I point out that some articles are really interesting, even if they don't answer the questions we originally had.
On pages 4-5, we first view the illustrations. We can add to the Comparison Chart that bald eagles build nests. When reading the text, we don't get additional information about caring for the babies, but we do learn about DDT. One of my first graders wants to solve the problem, so I make sure to tell him that a scientist named Rachel Carson did just what he suggested!
Now, I will bring in some short biographies I have on Rachel Carson the following day. You can also check out a National Geographic Young Explorer magazine article about her here on page 16.
Also on pages 4-5, I want students to discuss how the eaglets look similar, but not the same as their parents.
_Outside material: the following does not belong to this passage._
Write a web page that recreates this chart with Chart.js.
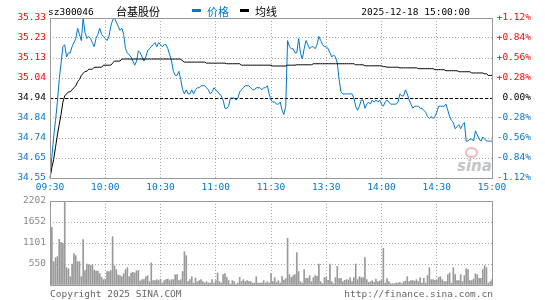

While the focus of this lesson is on the NGSS first grade standard for patterns of behavior that help offspring survive, the photographs in this nonfiction article are a teachable moment that help students meet 1-LS3-1. Make observations to construct an evidence-based account that young plants and animals are like, but not exactly like, their parents. Here, after turning and talking with a partner, students share ways they observed that the adults and chicks are the same and different.
Then, we read the final page (the happy ending) that tells us eagle populations are now rebounding.
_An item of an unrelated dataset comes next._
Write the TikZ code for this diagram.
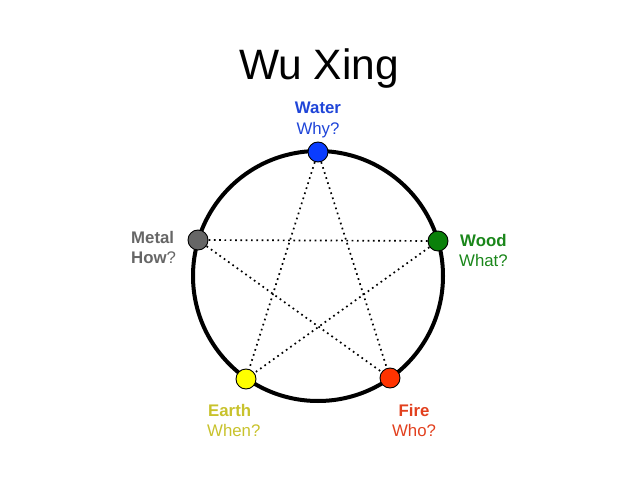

Next, I transition to the video clip.
The article sure was interesting, and I am feeling really joyful that poisons aren't hurting eagles anymore. But, we didn't get much information about how eagles care for their young. Sometimes, especially when you are reading online, articles won't give you the best information. So, you need to find another way to get your questions answered. Next, I have a video clip. While watching, we'll observe ways that eagles take care of their offspring. Watch closely!
The NGSS standards call for students to make observations. Video clips are a perfect way to allow students to observe nature that is not literally outside their window! In this video clip, CBS News highlights all of the attention that an Iowa Eagle Cam was generating. I tell students that many zoos now have cameras on animal enclosures, so that people can watch what's happening all the time. Here, a camera was set up inside of a bald eagle nest. As students watch, I want them to look specifically for ways that the adults take care of the offspring. Here are a few of the ways you'll see:
After watching, we update our Comparison Chart with the new information from the video.
Video clips are such an incredible way to enhance instruction if they are thoughtfully chosen and relevant to the standards. In the past, science instruction was, "read this book and gain the content." Now, with the NGSS leaning on students to make their own observations, video clips are a way to have students observe phenomena that are not literally outside of their window. I culled through videos and eagle cam clips to find one that was age-appropriate, included the content I was looking for (in this case, more of an overview that one specific moment, like hatching), and also some cool new information. I know that I learn a ton from videos, and students have the same need-- they need to learn how to gather information from a source other than books.
For the conclusion of today's lesson, I come back to the RI 1.2 standard that our shared reading was based upon. This standard asks for students to retell key details. I ask students to record at least one key detail of how eagles help their offspring-- either from the article or from the video-- in their Science Journals.
I have also provided a response sheet you could use, or you can use plain old lined paper too! At the bottom, I provided a picture of an eagle and eaglet. I am going to print these worksheets in color, and I am also going to display the pictures on my Whiteboard. Students will compare the photos and state one way the parent and baby are similar, and one way they are different.